Book Review 2023.04: The Billionaires Club: The unstoppable rise of the football’s super-rich owners, 2017, 316 pages, Paperback, ₹399
This book is the worthy winner of the 2018 Sports Book Award, Football Book of the Year. A must read for every lover of this captivating game who wishes football a glorious future for it to be enjoyed by not just the current and also the future generations.
With no single hero or villain, it is a fascinating commentary of how the ownership in the elite world of club football is changing in the 21st century. While its impact for the grassroot football is not expressly spelt out, it is not tough to see its consequences on community football clubs that need to thrive to identify and promote young talent. What makes this book distinct is the socio-economic lens used to analyze changes in the elite football club ownership which offers the readers not only a brief glimpse of the political and economic drivers for change but also the personal motive for buying clubs like Arsenal, Chelsea, Manchester United, Manchester City and Leicester City among others.
Moving from the wealthy Russians who insure their survival by building a public profile to insulate themselves from the whims of their totalitarian rulers to American sports businessmen thriving on public funded stadiums for their private profits the book captures the wide range of incentive or compulsions driving the Russians, Americans, Chinese, Arabs and the Thais owners.
The last part of the book detailing how Bangladeshi labor is exploited in the middle-east, by providing specific case studies from construction of stadiums for Qatar FIFA 2022 World Cup is vivid and engaging while at the same time depressing.
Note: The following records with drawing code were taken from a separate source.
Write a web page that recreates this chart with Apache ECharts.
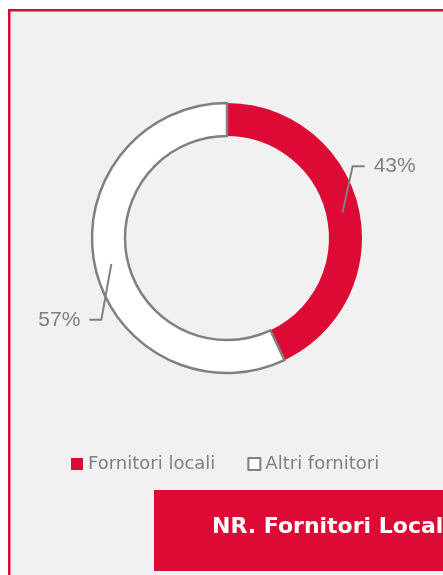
<!DOCTYPE html>
<html>
<head>
<meta charset="utf-8">
<script src="https://cdn.jsdelivr.net/npm/echarts@6/dist/echarts.min.js"></script>
<style>
  html, body { margin: 0; padding: 0; background: #fff; }
  #chart { width: 443px; height: 575px; }
</style>
</head>
<body>
<div id="chart"></div>
<script>
const categories = ["Fornitori locali", "Altri fornitori"];
const shares = [43, 57];
const title = "NR. Fornitori Locali";

const RED = "#dc0a35";
const GREY = "#808080";
const CX = 227;
const CY = 238;
const R_IN = 102;
const R_OUT = 135;

const total = shares.reduce((a, b) => a + b, 0);

// punto a metà anello, poi spezzata verso l'etichetta
const layoutLabel = (params) => {
  const i = params.dataIndex;
  let before = 0;
  for (let k = 0; k < i; k++) before += shares[k];
  const theta = ((before + shares[i] / 2) / total) * Math.PI * 2;
  const ux = Math.sin(theta);
  const uy = -Math.cos(theta);
  const rMid = (R_IN + R_OUT) / 2;
  const side = ux > 0 ? 1 : -1;
  const p1 = [CX + rMid * ux, CY + rMid * uy];
  const rise = side > 0 ? 46 : 56;
  const p2 = [p1[0] + side * 10, p1[1] - side * rise];
  const p3 = [p2[0] + side * 12, p2[1]];
  return {
    x: p3[0] + side * 9,
    y: p3[1],
    align: side > 0 ? "left" : "right",
    verticalAlign: "middle",
    labelLinePoints: [p1, p2, p3],
  };
};

const chart = echarts.init(document.getElementById("chart"), null, { renderer: "canvas" });

const pieBase = {
  type: "pie",
  center: [CX, CY],
  radius: [R_IN, R_OUT],
  startAngle: 90,
  clockwise: true,
  avoidLabelOverlap: false,
  emphasis: { disabled: true },
};

chart.setOption({
  backgroundColor: "#ffffff",
  animation: false,
  graphic: [
    {
      type: "rect",
      z: -10,
      silent: true,
      shape: { x: 9.25, y: 10.25, width: 600, height: 700 },
      style: { fill: "#f1f1f1", stroke: RED, lineWidth: 2.5 },
    },
    {
      type: "rect",
      z: 10,
      shape: { x: 154, y: 490, width: 320, height: 81 },
      style: { fill: RED },
    },
    {
      type: "text",
      z: 11,
      x: 212,
      y: 527,
      style: {
        text: title,
        fill: "#ffffff",
        font: 'bold 22px "DejaVu Sans", sans-serif',
        verticalAlign: "middle",
      },
    },
  ],
  legend: {
    data: categories,
    left: 66,
    top: 450,
    icon: "rect",
    itemWidth: 12,
    itemHeight: 12,
    itemGap: 32,
    textStyle: {
      color: "#7f7f7f",
      fontSize: 18,
      lineHeight: 18,
      fontFamily: '"DejaVu Sans", sans-serif',
      fontWeight: "normal",
    },
  },
  series: [
    Object.assign({}, pieBase, {
      name: "anello",
      z: 2,
      data: categories.map((name, i) => ({
        name: name,
        value: shares[i],
        itemStyle:
          i === 0
            ? { color: RED, borderWidth: 0 }
            : { color: "#ffffff", borderColor: GREY, borderWidth: 2.5 },
      })),
      label: { show: false },
      labelLine: { show: false },
    }),
    // stesso anello trasparente, solo per etichette sopra le fette
    Object.assign({}, pieBase, {
      name: "etichette",
      z: 5,
      silent: true,
      data: categories.map((name, i) => ({
        name: name,
        value: shares[i],
        itemStyle: { color: "rgba(0,0,0,0)", borderWidth: 0 },
      })),
      label: {
        show: true,
        position: "outside",
        formatter: (p) => p.value + "%",
        color: GREY,
        fontSize: 21,
        fontFamily: '"Liberation Sans", Arial, sans-serif',
      },
      labelLine: {
        show: true,
        lineStyle: { color: GREY, width: 2 },
      },
      labelLayout: layoutLabel,
    }),
  ],
});
</script>
</body>
</html>
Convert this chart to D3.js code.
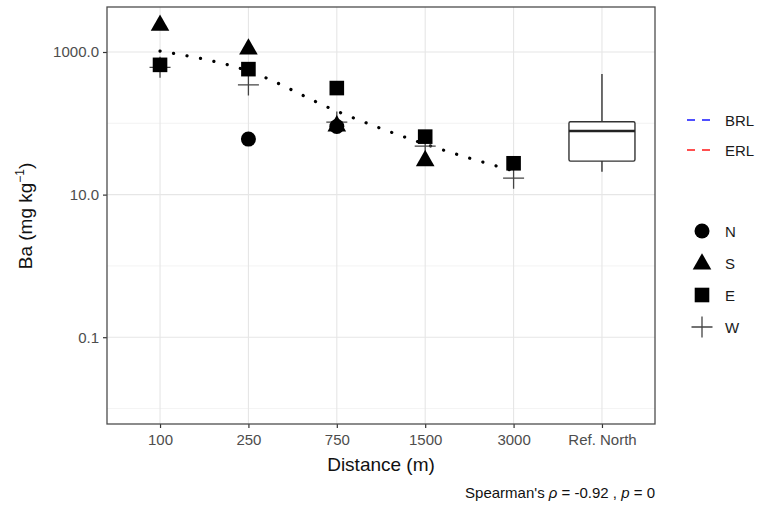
<!DOCTYPE html>
<html><head><meta charset="utf-8">
<script src="https://cdn.jsdelivr.net/npm/d3@7"></script>
<style>body{margin:0;background:#fff}text{font-family:"Liberation Sans",Arial,sans-serif}</style>
</head><body>
<svg id="c" width="776" height="507"></svg>
<script>
const categories = ["100","250","750","1500","3000","Ref. North"];
const yTicks = [0.1, 10, 1000];
const yMinor = [0.01, 1, 100];
const yTickLabels = ["0.1","10.0","1000.0"];
// points by direction
const pointsN = [{d:"250",v:60},{d:"750",v:90}];
const pointsS = [{d:"100",v:2450},{d:"250",v:1140},{d:"750",v:95},{d:"1500",v:31}];
const pointsE = [{d:"100",v:660},{d:"250",v:575},{d:"750",v:312},{d:"1500",v:65},{d:"3000",v:27.5}];
const pointsW = [{d:"100",v:610},{d:"250",v:345},{d:"750",v:104},{d:"1500",v:48},{d:"3000",v:17}];
// trend (dotted)
const trendDist = ["100","250","750","1500","3000"];
const trendVals = [1030, 540, 148, 51, 21.5];
// reference box
const refBox = {lowW:21, q1:29.5, med:78, q3:105, highW:490};
const legendLines = [{label:"BRL",color:"#4f4fff"},{label:"ERL",color:"#ff4f4f"}];
const legendShapes = ["N","S","E","W"];

const svg = d3.select("#c");
const L=107,R=655,T=7,B=424;
const x = d3.scalePoint().domain(categories).range([L,R]).padding(0.6);
const y = d3.scaleLog().domain([Math.pow(10,-2.217), Math.pow(10,3.631)]).range([B,T]);

// background grid
const g = svg.append("g");
g.selectAll(".gm").data(yMinor).join("line").attr("x1",L).attr("x2",R)
 .attr("y1",d=>y(d)).attr("y2",d=>y(d)).attr("stroke","#f0f0f0").attr("stroke-width",0.8);
g.selectAll(".gy").data(yTicks).join("line").attr("x1",L).attr("x2",R)
 .attr("y1",d=>y(d)).attr("y2",d=>y(d)).attr("stroke","#e6e6e6").attr("stroke-width",1.1);
g.selectAll(".gx").data(categories).join("line").attr("y1",T).attr("y2",B)
 .attr("x1",d=>x(d)).attr("x2",d=>x(d)).attr("stroke","#e6e6e6").attr("stroke-width",1.1);

// axes
const ya = svg.append("g").attr("transform",`translate(${L},0)`)
 .call(d3.axisLeft(y).tickValues(yTicks).tickFormat((d,i)=>yTickLabels[i]).tickSize(4).tickPadding(4));
const xa = svg.append("g").attr("transform",`translate(0,${B})`)
 .call(d3.axisBottom(x).tickSize(4).tickPadding(6));
[ya,xa].forEach(a=>{a.select(".domain").remove();
 a.selectAll(".tick line").attr("stroke","#333").attr("stroke-width",1.2);
 a.selectAll(".tick text").attr("fill","#4d4d4d").style("font-size","15px").style("font-family","Liberation Sans, Arial, sans-serif");});

// trend dotted line
const line = d3.line().x(d=>x(d.d)).y(d=>y(d.v)).curve(d3.curveMonotoneX);
svg.append("path").datum(trendDist.map((d,i)=>({d,v:trendVals[i]})))
 .attr("d",line).attr("fill","none").attr("stroke","#000").attr("stroke-width",3.2)
 .attr("stroke-linecap","round").attr("stroke-dasharray","0.1,13.6");

// box
const bw = 66, bx = x("Ref. North");
const bg = svg.append("g").attr("stroke","#333").attr("stroke-width",1.4).attr("fill","#fff");
bg.append("line").attr("x1",bx).attr("x2",bx).attr("y1",y(refBox.highW)).attr("y2",y(refBox.q3));
bg.append("line").attr("x1",bx).attr("x2",bx).attr("y1",y(refBox.q1)).attr("y2",y(refBox.lowW));
bg.append("rect").attr("x",bx-bw/2).attr("width",bw).attr("y",y(refBox.q3)).attr("height",y(refBox.q1)-y(refBox.q3)).attr("rx",1.5);
bg.append("line").attr("x1",bx-bw/2).attr("x2",bx+bw/2).attr("y1",y(refBox.med)).attr("y2",y(refBox.med)).attr("stroke-width",2.6).attr("stroke","#222");

// shapes
function drawShape(sel, type){
  if(type==="N") sel.append("circle").attr("r",7.5).attr("fill","#000");
  else if(type==="S") sel.append("path").attr("d","M0,-9.8L9.3,6.6L-9.3,6.6Z").attr("fill","#000");
  else if(type==="E") sel.append("rect").attr("x",-7.3).attr("y",-7.3).attr("width",14.6).attr("height",14.6).attr("fill","#000");
  else { sel.append("path").attr("d","M-10.5,0H10.5M0,-10.5V10.5").attr("stroke","#444").attr("stroke-width",1.3).attr("fill","none"); }
}
const sets = [["W",pointsW],["N",pointsN],["S",pointsS],["E",pointsE]];
sets.forEach(([t,arr])=>{
  arr.forEach(p=>{ const s=svg.append("g").attr("transform",`translate(${x(p.d)},${y(p.v)})`); drawShape(s,t); });
});

// panel border
svg.append("rect").attr("x",L).attr("y",T).attr("width",R-L).attr("height",B-T)
 .attr("fill","none").attr("stroke","#4d4d4d").attr("stroke-width",1.3);

// axis titles
svg.append("text").attr("x",(L+R)/2).attr("y",471).attr("text-anchor","middle")
 .style("font-size","19px").attr("fill","#111").text("Distance (m)");
const yt = svg.append("text").attr("transform","translate(32,216) rotate(-90)").attr("text-anchor","middle")
 .style("font-size","19px").attr("fill","#111");
yt.append("tspan").text("Ba (mg kg");
yt.append("tspan").attr("dy",-8).style("font-size","12px").text("−1");
yt.append("tspan").attr("dy",8).text(")");

// caption
const cap = svg.append("text").attr("x",655).attr("y",498).attr("text-anchor","end")
 .style("font-size","15px").attr("fill","#111");
cap.append("tspan").text("Spearman's ");
cap.append("tspan").style("font-style","italic").text("ρ");
cap.append("tspan").text(" = -0.92 , ");
cap.append("tspan").style("font-style","italic").text("p");
cap.append("tspan").text(" = 0");

// legend
legendLines.forEach((d,i)=>{
  const yy = 120 + i*30;
  svg.append("line").attr("x1",687).attr("x2",710).attr("y1",yy).attr("y2",yy)
   .attr("stroke",d.color).attr("stroke-width",1.8).attr("stroke-dasharray","8,7");
  svg.append("text").attr("x",725).attr("y",yy+5.5).style("font-size","15px").attr("fill","#1a1a1a").text(d.label);
});
const lys = [231,263,295,327];
legendShapes.forEach((t,i)=>{
  const s = svg.append("g").attr("transform",`translate(702,${lys[i]})`); drawShape(s,t);
  svg.append("text").attr("x",725).attr("y",lys[i]+5.5).style("font-size","15px").attr("fill","#1a1a1a").text(t);
});
</script>
</body></html>
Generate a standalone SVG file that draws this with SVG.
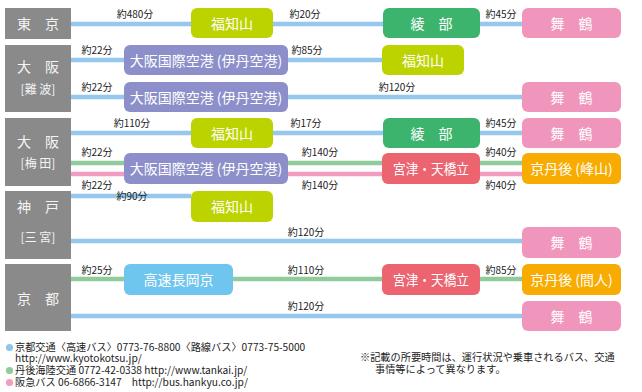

Painting in detail the efforts made by the Qatar royalty to whitewash the negative images of their slave labor camps with the spectacle of the World Cup tests our love for the beautiful game of football to its breaking point.
I recommend this book to all readers interested in sports management and financing of sports. A by-product of reading this book is the triggers it sets off in all sensitive human beings to re-examine the way market economics is manipulated for the benefit of the super-rich by taxing the poor, and how neighborhood clubs that nourish grassroot talent are being taken away from the local community sponsors by the sporting plutocrats.
Happy reading or should I say necessary critical reading.